Technology sustainability efforts are going to need a heavy dose of as-a-service models to truly take root.
Dell Technologies has outlined a bevy of efforts to create products with circular design built from recycled and reused materials and parts. By 2030, Dell is aiming to reuse or recycle an equivalent product for each one a customer buys. The company also pledged that 100% of its packaging and more than half of its product content will be made from recycled or renewable material.
Other technology players including HP, HPE and Apple to just name a few have similar goals and for good reason: Less than 20% of e-waste in 2019 was recycled properly, according to the United Nations.
On the product front, Dell’s circular supply chain efforts include:
- Selecting recycled or renewable materials and saving energy and water.
- Modular components that can be used in multiple ways with standard tools.
- Reduced use of pains.
- Clear labeling for recyclers as well as documentation for disassembly.
- Prioritizing renewable materials.
All of that sounds interesting, but technology giants are going to have to take the recycling efforts out of customers’ hands. Dell Technologies has noted that its Project Apex as-a-service efforts will enable it to more easily take back technology to be refurbished or recycled.

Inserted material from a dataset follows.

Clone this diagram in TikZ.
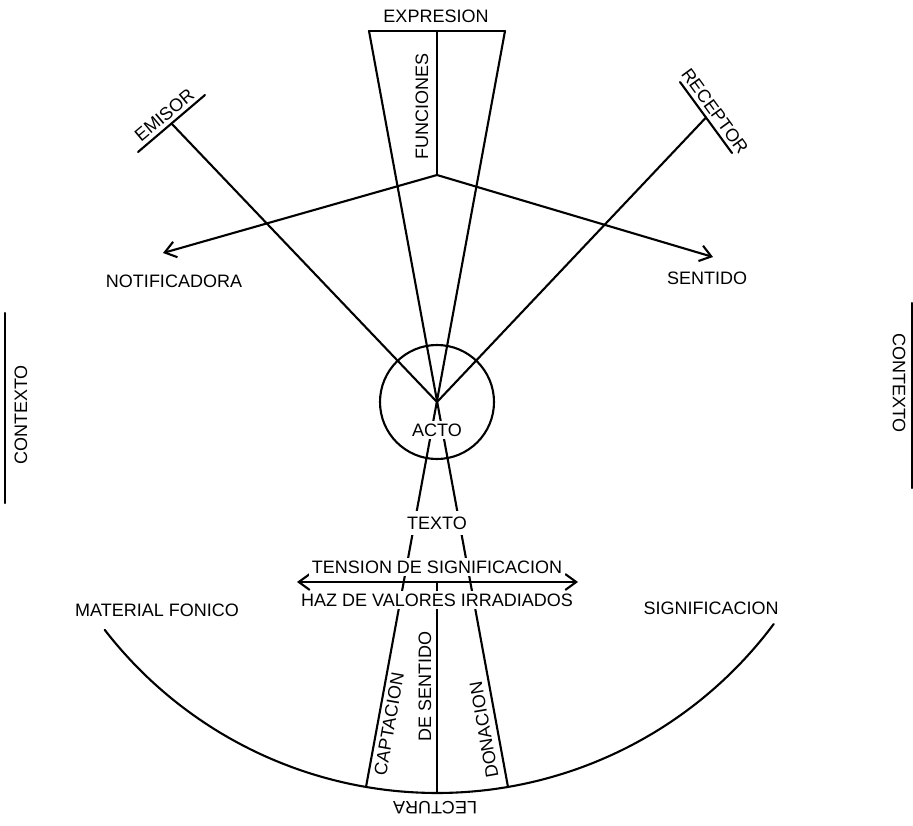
\documentclass[tikz,border=0pt]{standalone}
\usepackage{fontspec}
\setmainfont{Liberation Sans}
\usetikzlibrary{arrows.meta}
\tikzset{mybarb/.tip={Straight Barb[length=11pt,width=16pt,line width=2.1pt]}}
\begin{document}
\begin{tikzpicture}[x=1pt,y=-1pt,
  ln/.style={line width=2.1pt, line cap=round, line join=round},
  lbl/.style={font=\fontsize{18}{21}\selectfont, inner sep=2.5pt},
  barlbl/.style={lbl, inner sep=4.5pt, anchor=south},
  wlbl/.style={lbl, fill=white, inner sep=3pt}]
\useasboundingbox (0,0) rectangle (913,825);
% coordinates
\coordinate (P) at (437,402);
\coordinate (TL) at (369,31);
\coordinate (TR) at (505,31);
\coordinate (TM) at (437,31);
\coordinate (V) at (437,175);
\coordinate (BL) at (366,787);
\coordinate (BR) at (508,787);
\coordinate (NL) at (163,253);
\coordinate (NR) at (713,257);
\coordinate (E1) at (138,152);
\coordinate (E2) at (205,95);
\coordinate (EM) at (171.5,123.5);
\coordinate (R1) at (680,82);
\coordinate (R2) at (732,153);
\coordinate (RM) at (706,117.5);
\coordinate (HL) at (297,582);
\coordinate (HR) at (578,582);
\coordinate (HM) at (437,582);
\coordinate (LB) at (437,793);
\coordinate (CL1) at (5,313);
\coordinate (CL2) at (5,503);
\coordinate (CR1) at (912,303);
\coordinate (CR2) at (912,488);
% lines
\draw[ln] (TL) -- (TR);
\draw[ln] (TM) -- (V);
\draw[ln] (TL) -- (BR);
\draw[ln] (TR) -- (BL);
\draw[ln,-mybarb] (V) -- (NL);
\draw[ln,-mybarb] (V) -- (NR);
\draw[ln] (E1) -- (E2);
\draw[ln] (EM) -- (P);
\draw[ln] (R1) -- (R2);
\draw[ln] (RM) -- (P);
\draw[ln] (P) circle[radius=57pt];
\draw[ln,mybarb-mybarb] (HL) -- (HR);
\draw[ln] (HM) -- (LB);
\draw[ln] plot[domain=142.3:36.7, samples=90, smooth] ({437+420*cos(\x)},{373+420*sin(\x)});
\draw[ln] (CL1) -- (CL2);
\draw[ln] (CR1) -- (CR2);
% labels
\node[lbl] (expr) at (436,16) {EXPRESION};
\node[lbl, rotate=90] (func) at (422,106) {FUNCIONES};
\node[barlbl, rotate=40] (emisor) at (EM) {EMISOR};
\node[barlbl, rotate=-54] (receptor) at (RM) {RECEPTOR};
\node[lbl] (notif) at (174,281) {NOTIFICADORA};
\node[lbl] (sent) at (707,278) {SENTIDO};
\node[wlbl] (acto) at (437,430) {ACTO};
\node[wlbl, inner ysep=6pt] (texto) at (437,523) {TEXTO};
\node[wlbl] (tension) at (437,567) {TENSION DE SIGNIFICACION};
\node[wlbl] (haz) at (437,600) {HAZ DE VALORES IRRADIADOS};
\node[lbl] (mat) at (157,610) {MATERIAL FONICO};
\node[lbl] (signif) at (711,608) {SIGNIFICACION};
\node[lbl, rotate=80] (capt) at (389,724) {CAPTACION};
\node[lbl, rotate=90] (desent) at (425,686) {DE SENTIDO};
\node[lbl, rotate=100] (donac) at (484,730) {DONACION};
\node[lbl, rotate=180] (lect) at (435,808) {LECTURA};
\node[lbl, rotate=90] (ctxl) at (21,415) {CONTEXTO};
\node[lbl, rotate=-90] (ctxr) at (899,383) {CONTEXTO};
\end{tikzpicture}
\end{document}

Indeed, desktops-as-a-service and models being rolled out by HPE will make it easier to reclaim gear. Enterprise technology systems will increasingly be returned and upgraded by vendors under as-a-service models.
The other efforts for packaging and materials will matter, but the circular supply chain is going to require more vendor control. The same vendors that manufacture your tech gear are going to need to reclaim and recycle it. The best model for those sustainability efforts are going to include a heavy dose of hardware-as-a-service.